June 30, 2015 by Lynn Jennings
Corinthian Colleges has become the poster child for what’s wrong with the for-profit college industry. It misrepresented its job placement — the eligibility criteria for it to receive federal funds — and abruptly closed its doors when the federal government demanded some accountability.
The immediate victims of this business’ collapse are the thousands of students left with debt, worthless degrees, or both. The secondary victims are taxpayers: 350,000 former Corinthian students now qualify for loan relief, totaling $3.5 billion in taxpayer money that will not be paid back.
And yet, there are efforts on Capitol Hill that would set up conditions for catastrophes like Corinthian to continue to happen. Amendments to education spending bills currently in the House and Senate would prohibit the federal government from even minimum oversight of career education programs, even though blocking the gainful employment regulation would increase spending by $2 billion over 10 years. The gainful employment regulation ensures that programs that claim to prepare students for placement and success in high-demand careers are held accountable. (Check out this helpful Q&A.)

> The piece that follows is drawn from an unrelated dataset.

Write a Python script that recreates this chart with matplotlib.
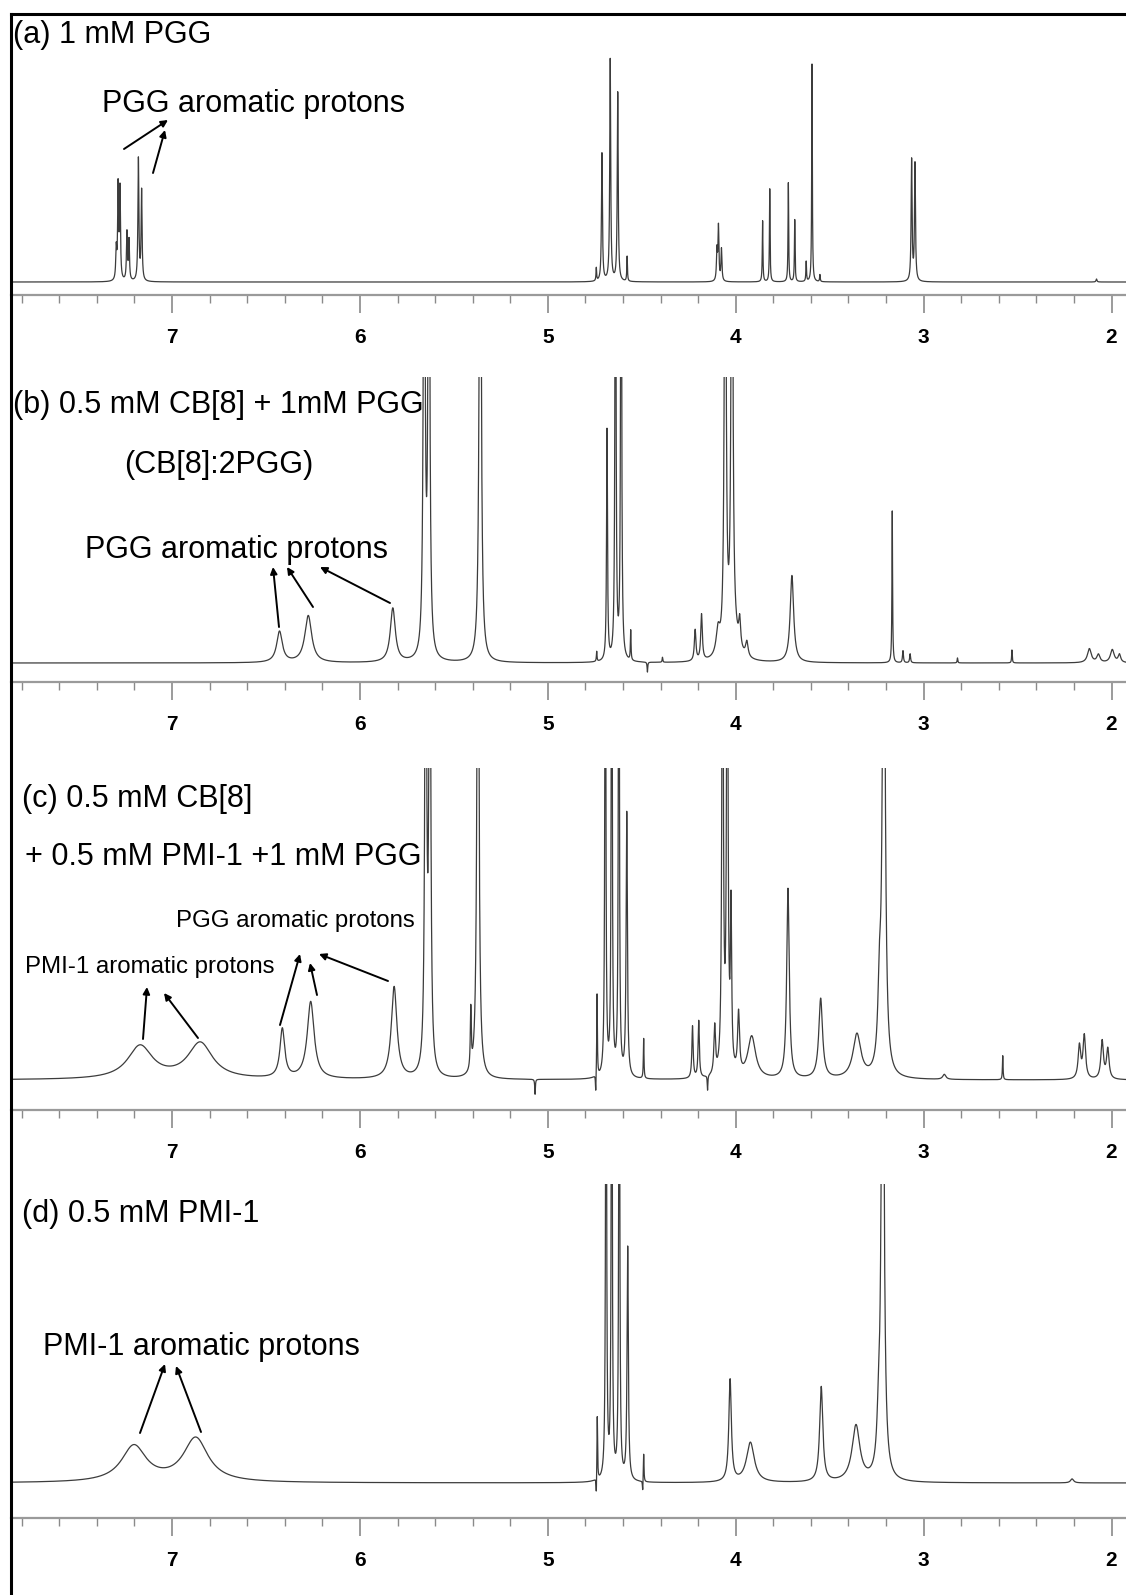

Without some oversight, schools like Corinthian legally can get away with educational malpractice. Before the feds started probing, Corinthian was bringing in $1.4 billion annually in student loan money. The company was using federal money to turn a profit, even if its career training schools weren’t equipped to teach the knowledge and skills students expected to learn. And it likely would have continued to do so if the federal government hadn’t had the oversight to protect students from fraud.
What’s worse is that Corinthian is not the only career education company that puts profits above student success. To protect students and taxpayer dollars, Congress should beef up — not strip down — the government’s efforts to identify and punish fraudulent institutions that prey on students who are seeking to make a better life for themselves.